BANGKOK, Thailand: There has been much talk about prime minister Anwar Ibrahim being open to PAS joining the ‘unity government’. On face value, the invitation for PAS without the rest of Perikatan Nasional (PN), could be seen as a cheap attempt to drive a wedge between Bersatu and PAS.
Such an offer by Anwar would be read as being insulting to PN, rather than any form of ‘olive branch’, to seek formal or informal talks to seek PAS admission to the ‘unity government’.
However, conceptually the idea could have great merit and assemble what could be seen as the ‘natural government’ of Malaysia. A broad coalition representing the majority of ethnic and ideological interests across the nation would be a good thing.
This was offered to the whole PN just after the last general election, but was rejected strong by Muhyiddin Yassin and Abdul Hadi Awang.
With the 49 seats PAS holds in parliament, the ‘unity government’ would hold a super-majority. The substance of the government would not be much different from what it is now. It is perfectly clear, ‘reformasi’ has been thrown on the scrap heap by Pakatan Harapan (PH), in favour of the daily ad hoc management of government business. Foreign affairs, education, health, and economic policies would not change at all.

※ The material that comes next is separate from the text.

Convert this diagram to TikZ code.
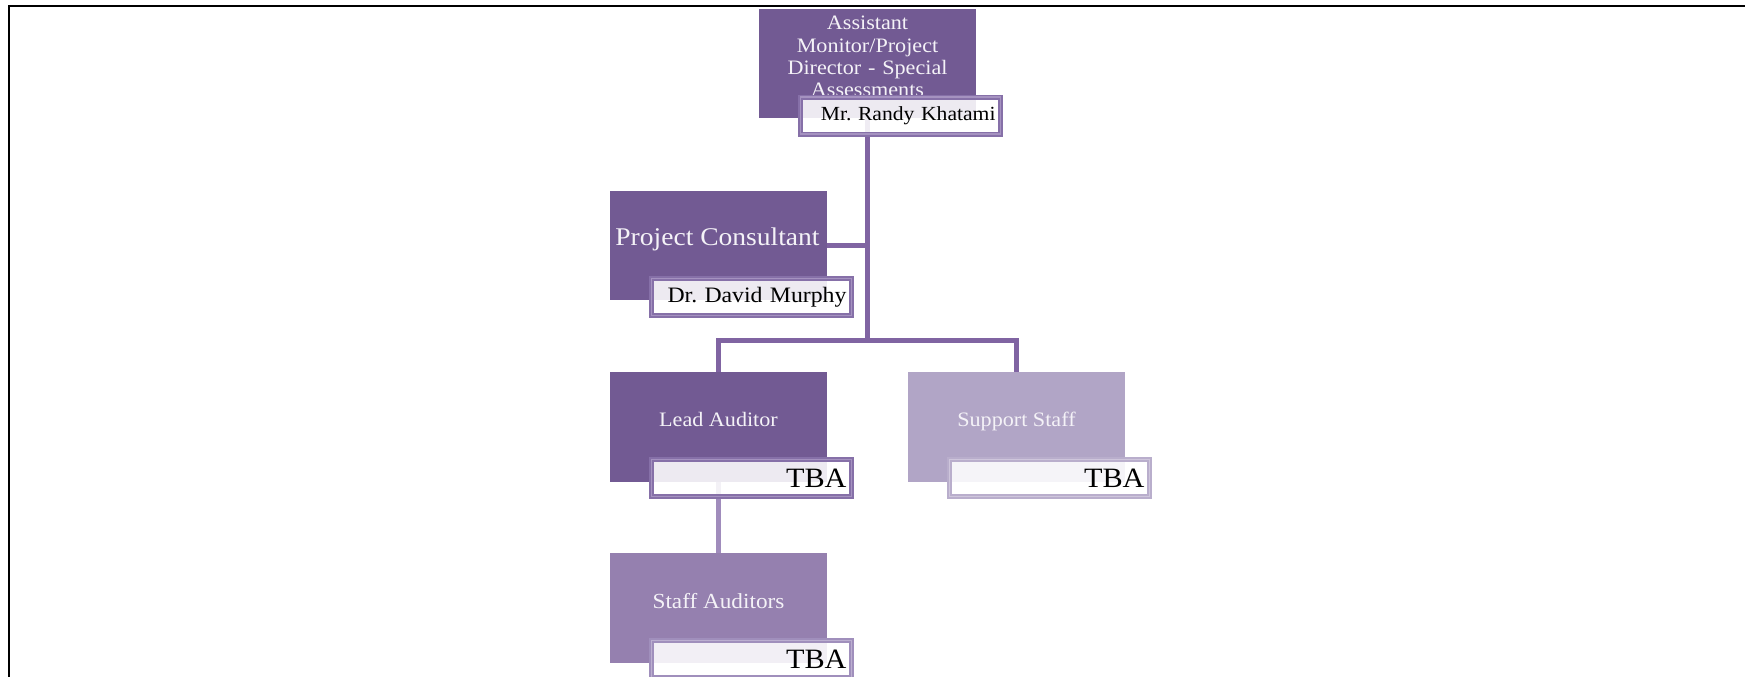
\documentclass[tikz,border=0pt]{standalone}
\usepackage{fontspec}
\newfontfamily\orgfont[FakeStretch=1.08]{Liberation Serif}
\usetikzlibrary{calc}
\definecolor{deep}{HTML}{725A93}
\definecolor{mid}{HTML}{9580AF}
\definecolor{pale}{HTML}{B1A5C6}
\definecolor{link}{HTML}{8064A2}
\definecolor{linklight}{HTML}{A08CBC}
\definecolor{rimdeep}{HTML}{8670A8}
\definecolor{rimdeepin}{HTML}{A592C0}
\definecolor{rimmid}{HTML}{A08FBC}
\definecolor{rimmidin}{HTML}{BCAFD0}
\definecolor{rimpale}{HTML}{B9AECC}
\definecolor{rimpalein}{HTML}{CFC6DC}
\definecolor{labelwhite}{HTML}{F4F2F7}
\tikzset{
  mainbox/.style={fill=#1, draw=none, minimum width=217pt, minimum height=109pt, inner sep=0pt},
  namebox/.style 2 args={draw=#1, double=#2, line width=1.9pt, double distance=1.2pt,
    fill=white, fill opacity=0.88, text opacity=1, minimum width=200pt, minimum height=37pt,
    text width=190pt, align=right, inner sep=3pt, text=black},
  boxlabel/.style={anchor=base, text=labelwhite, inner sep=0pt, font=\orgfont\fontsize{20.5}{22.3}\selectfont},
  conn/.style={draw=link, line width=5pt},
  connlight/.style={draw=linklight, line width=5pt},
  frameline/.style={draw=black, line width=2pt}
}
\begin{document}
\frenchspacing
\begin{tikzpicture}[x=1pt,y=-1pt]
\useasboundingbox (0,0) rectangle (1745,677);
% page frame (top and left rules)
\coordinate (fcorner) at (9,6.3);
\coordinate (fright) at (1745,6.3);
\coordinate (fbottom) at (9,677);
\draw[frameline] (fright) -- (fcorner) -- (fbottom);

% position boxes
\node[mainbox=deep] (dir) at (867.5,63.5) {};
\node[mainbox=deep] (cons) at (718.5,245.5) {};
\node[mainbox=deep, minimum height=110pt] (lead) at (718.5,427) {};
\node[mainbox=pale, minimum height=110pt] (supp) at (1016.5,427) {};
\node[mainbox=mid, minimum height=110pt] (staff) at (718.5,608) {};

% position titles
\node[anchor=north, text=labelwhite, inner sep=0pt, align=center, text width=205pt,
      font=\orgfont\fontsize{20.5}{22.3}\selectfont] (dirlabel) at (867.5,16)
  {Assistant\\Monitor/Project\\Director - Special\\Assessments};
\node[boxlabel, font=\orgfont\fontsize{25.5}{28}\selectfont] (conslabel) at (717.5,245) {Project Consultant};
\node[boxlabel] (leadlabel) at (718.5,426) {Lead Auditor};
\node[boxlabel] (supplabel) at (1016.5,426) {Support Staff};
\node[boxlabel, font=\orgfont\fontsize{21.5}{24}\selectfont] (stafflabel) at (718.5,608) {Staff Auditors};

% reporting lines
\coordinate (bus) at (dir.south |- 0,340.5);
\draw[conn] (dir.south) -- (bus);
\draw[conn] (lead.north) |- (bus) -| (supp.north);
\draw[conn] (cons.east) -- (cons.east -| dir.south);
\draw[connlight] (lead.south) -- (staff.north);

% name plates
\node[namebox={rimdeep}{rimdeepin}, font=\orgfont\fontsize{20}{22}\selectfont] (dirname)
  at ($(dir.center)+(33,52)$) {Mr. Randy Khatami};
\node[namebox={rimdeep}{rimdeepin}, font=\orgfont\fontsize{22}{24}\selectfont] (consname)
  at ($(cons.center)+(33,51.5)$) {Dr. David Murphy};
\node[namebox={rimdeep}{rimdeepin}, font=\orgfont\fontsize{28}{30}\selectfont] (leadname)
  at ($(lead.center)+(33,51)$) {TBA};
\node[namebox={rimpale}{rimpalein}, font=\orgfont\fontsize{28}{30}\selectfont] (suppname)
  at ($(supp.center)+(33,51)$) {TBA};
\node[namebox={rimmid}{rimmidin}, font=\orgfont\fontsize{28}{30}\selectfont] (staffname)
  at ($(staff.center)+(33,51)$) {TBA};
\end{tikzpicture}
\end{document}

The government would be just the same. In fact, Malaysians have already had a taste of government under PAS during Muhyiddin and Ismail Sabi Yaakob’s administrations, not so long ago.
The solution to a massive problem
Malaysia’s biggest political problem is not a clash of ideologies, but a clash of personalities. Political instability has occurred at the federal level since GE14 in 2018, when Mahathir Mohamed became prime minister. Malaysia has had four prime ministers in 5 years. The most changes in leaders in any country within the region, if not the whole world.
If PAS entered the ‘unity government’ for the purpose of maintaining political stability, the political system would be the winner.
Malaysians would be confident knowing what their government really stood for. There would be no illusions that a ‘unity government’ would be one that shared power among the major stakeholders in government.
This would be a back to the future government, something like it was back in the 1980s and 1990s. Only the DAP and PKR would have a seat at the cabinet table after GE16.
However, PN believe very strongly that they can with some realignment of parties from Sabah and Sarawak, form a strong and stable government after GE16.
On the above premise, why should PN, or any party from within PN join the ‘unity government’? In four years, government will be theirs for the taking.
The ‘unity government’ needs PAS more than PAS needs the ‘unity government’. The failure to win over PAS will most probably mean that the current combination of political parties in government will not remain the same after the next general election.
Inviting PAS to join the ‘unity government’ is forward thinking on the part of PH-BN. It’s a strong option for survival. However, PAS will not take the bait, as it can be the dominating party in any coalition after GE16, and have the right to nominate their own prime minister.
The opportunity to get PAS (and PN aboard) passed in November 2022, when the ‘unity government’ was being formed. The ‘unity government’ must now look for a strategy to hold onto government in GE16. Their strategists realize there are few options available.